Dermal fillers are used for cosmetic reasons. In some cases, the use of fillers creates enough of an impact that surgical procedures can be postponed. Dermal fillers are usually used to treat static wrinkles on the mid to lower face, which have formed due to loss of facial volume and skin elasticity. Not all fillers are the same. Different products contain different ingredients and are intended to be used on different areas of the face. Dermal fillers sit in the deeper layers of the skin or on the bone and are gradually absorbed by the body over 6 to 24 months.

Chemical peels can be done on the face, neck, or hands. They can be used to reduce fine lines under the eyes and around the mouth; yreat wrinkles caused by sun damage and aging; improve the appearance of mild scars; treat certain types of acne; reduce age spots, freckles, and dark patches (melasma) due to pregnancy or taking birth control pills; improve the look and feel of skin.

Alphahydroxy acids are the mildest chemical peel formula and provide smoother, brighter skin with minimal recovery time. Trichloroacetic acids are commonly used for fine wrinkles, superficial blemishes, and dark pigment spots.

Botox, Fillers and Chemical Peels – Treatment

Botox injections take approximately 10 to 15 minutes. Discomfort is very minimal; no anesthesia is required. Following treatment, some minimal bruising or swelling is normal but you can expect to resume your normal daily activities right after the procedure. Results are usually in full effect at two weeks after receiving BOTOX injections. Side effects from Botox are rare. You may experience a mild headache and some people also have soreness or bruising around the points where the needle went into your skin. Most side effects should go away within a few hours. Bruising may last a week. Tell your doctor about any problems that last longer. The wrinkle-reducing effects can last three months.

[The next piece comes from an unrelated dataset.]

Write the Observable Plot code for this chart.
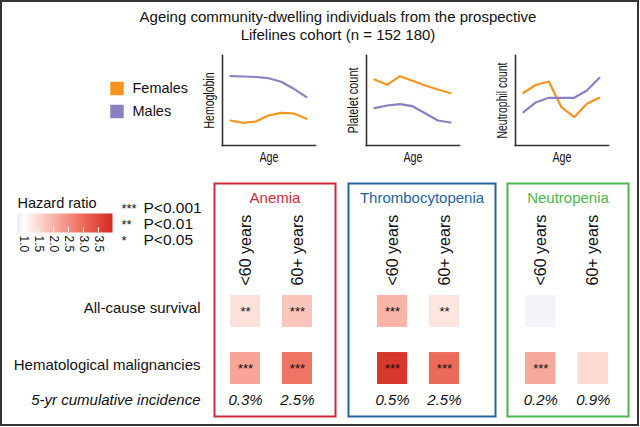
<!DOCTYPE html>
<html><head><meta charset="utf-8">
<script src="https://cdn.jsdelivr.net/npm/d3@7"></script>
<script src="https://cdn.jsdelivr.net/npm/@observablehq/plot@0.6"></script>
<style>
html,body{margin:0;padding:0;background:#fff;}
#wrap{position:relative;width:640px;height:427px;overflow:hidden;font-family:"Liberation Sans",Arial,sans-serif;color:#111;background:#fff;}
#wrap svg{position:absolute;left:0;top:0;}
#frame{position:absolute;left:0;top:0;width:639px;height:426px;box-sizing:border-box;border:2px solid #333;pointer-events:none;}
#title{position:absolute;left:38px;top:8px;width:600px;text-align:center;font-size:15px;line-height:18px;}
</style></head><body>
<div id="wrap"><div id="frame"></div><div id="title">Ageing community-dwelling individuals from the prospective<br>Lifelines cohort (n = 152 180)</div></div>
<script>
// ---------- data ----------
const sexes = ["Females", "Males"];
const ageSteps = [0, 1, 2, 3, 4, 5, 6];
const traits = ["Hemoglobin", "Platelet count", "Neutrophil count"];
const hbFemales = [25, 22.7, 24, 30, 32.7, 32, 26.7];
const hbMales = [69.3, 69, 68.5, 67.3, 63.7, 56.7, 48.3];
const pltFemales = [66, 60.7, 69.3, 64.7, 60, 56, 52.3];
const pltMales = [37.3, 40, 41.3, 39.3, 32.3, 25, 23];
const neuFemales = [52.7, 60.7, 64, 38.3, 28.3, 41.7, 47.7];
const neuMales = [33.3, 43.3, 47.7, 47.7, 47.7, 55, 67.7];

const diseases = ["Anemia", "Thrombocytopenia", "Neutropenia"];
const ageGroups = ["<60 years", "60+ years"];
const outcomes = ["All-cause survival", "Hematological malignancies"];
// order: Anemia <60, Anemia 60+, Thrombo <60, Thrombo 60+, Neutro <60, Neutro 60+
const hrAllCause = [1.4, 1.77, 2.0, 1.35, 0.9, null];
const hrHeme = [2.2, 2.86, 3.77, 3.0, 2.15, 1.5];
const starsAllCause = ["**", "***", "***", "**", "", ""];
const starsHeme = ["***", "***", "***", "***", "***", ""];
const incidence = ["0.3%", "2.5%", "0.5%", "2.5%", "0.2%", "0.9%"];

const hrTicks = [1.0, 1.5, 2.0, 2.5, 3.0, 3.5];
const sigStars = ["***", "**", "*"];
const sigLabels = ["P<0.001", "P<0.01", "P<0.05"];

// ---------- styles ----------
const W = 640, H = 427;
const FONT = '"Liberation Sans", Arial, Helvetica, sans-serif';
const sexColor = {domain: sexes, range: ["#f7941d", "#8b80c3"]};
const hrColor = {type: "linear", domain: [0.8, 1, 2, 3, 3.97],
  range: ["#e6e6f2", "#ffffff", "#f8b4a6", "#ec6a59", "#d32a20"], interpolate: "rgb"};
const diseaseColors = ["#cf2a3c", "#23649e", "#4bb74c"];
const traitLabelLengths = [56, 66, 76];
const wrap = document.getElementById("wrap");
function base(extra) {
  return Object.assign({width: W, height: H,
    style: {fontFamily: FONT, background: "transparent", overflow: "visible"}}, extra);
}
function add(svg) { wrap.appendChild(svg); return svg; }
// condense a text (the reference uses a narrow face)
function condense(svg, str, len) {
  d3.select(svg).selectAll("text").filter(function() { return this.textContent === str; })
    .attr("textLength", len).attr("lengthAdjust", "spacingAndGlyphs");
}

// ---------- mini trend charts ----------
const trendSets = [[hbFemales, hbMales], [pltFemales, pltMales], [neuFemales, neuMales]];
const axisLefts = [222, 366, 515];
traits.forEach((trait, i) => {
  const left = axisLefts[i];
  const rows = [];
  sexes.forEach((s, j) => trendSets[i][j].forEach((v, k) => rows.push({sex: s, step: ageSteps[k], value: v})));
  const svg = add(Plot.plot(base({
    marginLeft: left, marginRight: W - left - 93, marginTop: 55, marginBottom: H - 145,
    x: {domain: [0, 6], insetLeft: 8, insetRight: 9, axis: null},
    y: {domain: [0, 90], axis: null},
    color: sexColor,
    marks: [
      Plot.frame({anchor: "left", stroke: "#333", strokeWidth: 1.6}),
      Plot.frame({anchor: "bottom", stroke: "#333", strokeWidth: 1.6}),
      Plot.line(rows, {x: "step", y: "value", z: "sex", stroke: "sex", strokeWidth: 2.2}),
      Plot.text([trait], {frameAnchor: "left", dx: -13, rotate: -90, textAnchor: "middle", lineAnchor: "middle",
        fontSize: 14.5, fill: "#111"}),
      Plot.text(["Age"], {frameAnchor: "bottom", dy: 12, textAnchor: "middle", lineAnchor: "middle",
        fontSize: 14, fill: "#111"})
    ]
  })));
  condense(svg, trait, traitLabelLengths[i]);
  condense(svg, "Age", 19);
});

// ---------- sex legend ----------
add(Plot.plot(base({
  marginLeft: 116.5, marginRight: W - 200, marginTop: 78, marginBottom: H - 122,
  y: {type: "point", domain: sexes, range: [88, 111], padding: 0, axis: null},
  color: sexColor,
  marks: [
    Plot.dot(sexes, {y: d => d, frameAnchor: "left", symbol: "square", r: 7.6, fill: d => d}),
    Plot.text(sexes, {y: d => d, frameAnchor: "left", dx: 15.5, textAnchor: "start", lineAnchor: "middle",
      fontSize: 14.5, fill: "#111"})
  ]
})));

// ---------- hazard ratio legend ----------
add(Plot.plot(base({
  marginLeft: 17, marginRight: W - 112, marginTop: 213, marginBottom: H - 232,
  x: {domain: [0.8, 3.97], axis: null},
  y: {domain: [0, 1], axis: null},
  color: hrColor,
  marks: [
    Plot.raster({fill: (x, y) => x, x1: 0.8, x2: 3.97, y1: 0, y2: 1, width: 190, height: 1}),
    Plot.ruleX(hrTicks, {x: d => d, y1: 0, y2: 0.25, stroke: "white", strokeWidth: 1}),
    Plot.text(hrTicks, {x: d => d, frameAnchor: "bottom", dy: 3, rotate: 90, textAnchor: "start",
      lineAnchor: "middle", fontSize: 12, text: d => d.toFixed(1), fill: "#111"}),
    Plot.text(["Hazard ratio"], {frameAnchor: "top-left", dy: -10, textAnchor: "start", lineAnchor: "middle",
      fontSize: 14.5, fill: "#111"})
  ]
})));

// ---------- significance legend ----------
add(Plot.plot(base({
  marginLeft: 121, marginRight: W - 210, marginTop: 200, marginBottom: H - 248,
  y: {type: "point", domain: sigStars, range: [207, 240], padding: 0, axis: null},
  marks: [
    Plot.text(sigStars, {y: d => d, frameAnchor: "left", textAnchor: "start", lineAnchor: "middle",
      fontSize: 13, fill: "#111"}),
    Plot.text(sigStars, {y: d => d, frameAnchor: "left", dx: 22, textAnchor: "start", lineAnchor: "middle",
      fontSize: 15.5, text: (d, i) => sigLabels[i], fill: "#111"})
  ]
})));

// ---------- row labels ----------
const yBand = {type: "band", domain: outcomes, range: [295, 384], paddingInner: 0.44, paddingOuter: 0, round: false, axis: null};
add(Plot.plot(base({
  marginLeft: 0, marginRight: W - 200, marginTop: 183, marginBottom: H - 416,
  y: yBand,
  marks: [
    Plot.text(outcomes, {y: d => d, frameAnchor: "right", textAnchor: "end", lineAnchor: "middle", dy: -3,
      fontSize: 15, fill: "#111"}),
    Plot.text(["5-yr cumulative incidence"], {frameAnchor: "bottom-right", textAnchor: "end", lineAnchor: "middle",
      dy: -16, fontSize: 15, fontStyle: "italic", fill: "#111"})
  ]
})));

// ---------- heatmap boxes ----------
const boxes = [[214, 335], [348, 495], [507, 628]];
const cellSpans = [[230, 312], [377, 459], [525, 608]];
diseases.forEach((dz, i) => {
  const rows = [];
  ageGroups.forEach((a, j) => {
    const k = i * 2 + j;
    if (hrAllCause[k] != null) rows.push({age: a, outcome: outcomes[0], hr: hrAllCause[k], stars: starsAllCause[k]});
    if (hrHeme[k] != null) rows.push({age: a, outcome: outcomes[1], hr: hrHeme[k], stars: starsHeme[k]});
  });
  const inc = ageGroups.map((a, j) => ({age: a, text: incidence[i * 2 + j]}));
  add(Plot.plot(base({
    marginLeft: boxes[i][0], marginRight: W - boxes[i][1], marginTop: 183, marginBottom: H - 416,
    x: {type: "band", domain: ageGroups, range: cellSpans[i], paddingInner: 0.42, paddingOuter: 0, round: false, axis: null},
    y: yBand,
    color: hrColor,
    marks: [
      Plot.frame({stroke: diseaseColors[i], strokeWidth: 2}),
      Plot.text([dz], {frameAnchor: "top", dy: 15, textAnchor: "middle", lineAnchor: "middle",
        fontSize: 15, fill: diseaseColors[i]}),
      Plot.text(ageGroups, {x: d => d, frameAnchor: "top", dy: 102, rotate: -90, textAnchor: "start",
        lineAnchor: "middle", fontSize: 16, fill: "#111"}),
      Plot.cell(rows, {x: "age", y: "outcome", fill: "hr", inset: 0}),
      Plot.text(rows.filter(d => d.stars), {x: "age", y: "outcome", text: "stars", lineAnchor: "middle",
        fontSize: 13, fill: "#111"}),
      Plot.text(inc, {x: "age", text: "text", frameAnchor: "bottom", dy: -16, textAnchor: "middle",
        lineAnchor: "middle", fontSize: 15, fontStyle: "italic", fill: "#111"})
    ]
  })));
});
</script>
</body></html>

Filler –Injection of dermal filler is an outpatient cosmetic surgery procedure that temporarily softens wrinkles. For some fillers, your skin is first numbed with a local anesthetic then a cosmetic surgeon t uses a needle to inject the filler under the skin. A treatment session takes about 15 minutes to one hour. Some fillers are done in repeat sessions a couple of weeks apart. You may have mild discomfort, bruising and swelling for up to a week. After the swelling goes down, you may need a touch-up injection for best results.

A chemical peel is typically an office-based procedure room or may be done at an outpatient surgical facility. Pain relief isn't typically needed for a light chemical peel. For a medium chemical peel, you a mild sedative and a painkiller may be recommended. If you're having a deep chemical peel, your doctor will likely numb your skin with a local anesthetic and give you a sedative or local anesthetic.

There are three basic types of chemical peels:

Superficial or "lunchtime" peel: Alpha-hydroxy acid or another mild acid is used to penetrate only the outer layer of skin to gently exfoliate it. The treatment is used to improve the appearance of mild skin discoloration and rough skin as well as to refresh the face, neck, chest or hands.

Medium peel: Glycolic or trichloroacetic acid is applied to penetrate the out and middle layers of skin to remove damaged skin cells. your doctor will apply cool compresses to soothe treated skin. You might also be given a hand-held fan to cool your skin. You might feel stinging and burning for up to 20 minutes.

Deep peel: Tricholoracetic acid or phenol is applied to deeply penetrate the middle layer of skin to remove damaged skin cells. You will be given intravenous (IV) fluids, and your heart rate will be closely monitored. Your doctor will do the procedure in portions at about 15- minute intervals. A full-facial procedure might take about 90 minutes.